Extracting Knowledge from the Structure of Wikipedia Links
|Date and time||10.10.2019 – 11:00 › 12:00|
|Place and room|
|Speaker||Cristian Consonni. Cristian Consonni is a PhD student in Computer Science at the Department of Information Engineering and Computer Science (DISI) at the University of Trento, Italy. He is part of the dbTrento group. He is interested in machine learning and data mining techniques on time-evolving graphs.|
|Category||Conferences - Seminars|
Surfing the links between Wikipedia articles constitutes a valuable way to acquire new knowledge related to a topic. In Wikipedia parlance, these links are called internal links or wikilinks. We introduce WikiLinkGraphs: a complete, longitudinal dataset of the network of internal Wikipedia links for the 9 largest language editions.
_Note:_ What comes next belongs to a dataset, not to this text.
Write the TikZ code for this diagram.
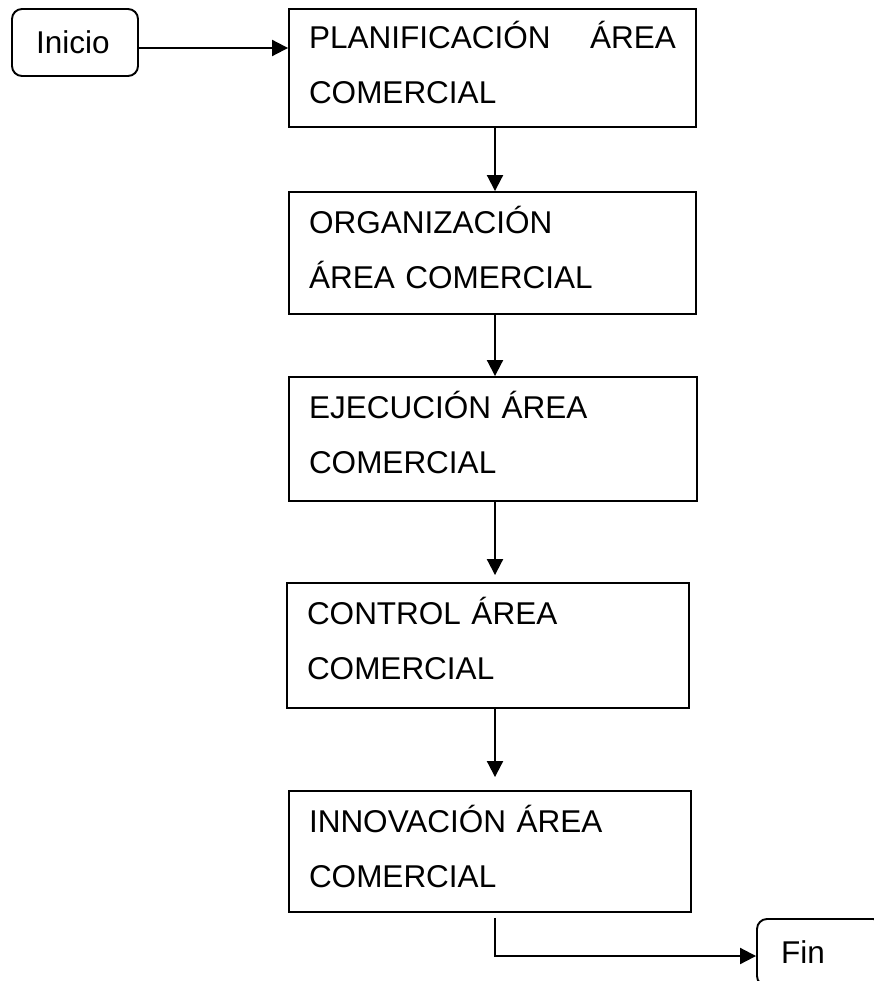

The dataset contains yearly snapshots of the network and spans 17 years, from the creation of Wikipedia in 2001 to March 1st, 2018. Equipped with this data, we explore the problem of establishing which are the most relevant topics related to a given page. In Wikipedia, the density of connections makes that, starting from a single page, it is possible to reach virtually any other topic on the encyclopedia. A well-known option to solve this problem is Personalized PageRank; its performance, however, is hindered by pages with high indegree that function as hubs and obtain high scores regardless of the starting point. In this talk, we present CycleRank, a novel algorithm based on cyclic paths aimed at finding the most relevant nodes related to a topic. We compare the results of CycleRank with those of Personalized PageRank and other algorithms derived from it, both with qualitative examples and with an extensive quantitative evaluation. We perform different experiments based on ground truths such as the number of clicks that links receive from visitors and the set of related articles highlighted by editors in the “See also” section of each article. We find that CycleRank tends to identify pages that are more relevant to the selected topic. Finally, we show that computing CycleRank is two orders of magnitude faster than computing the other baselines.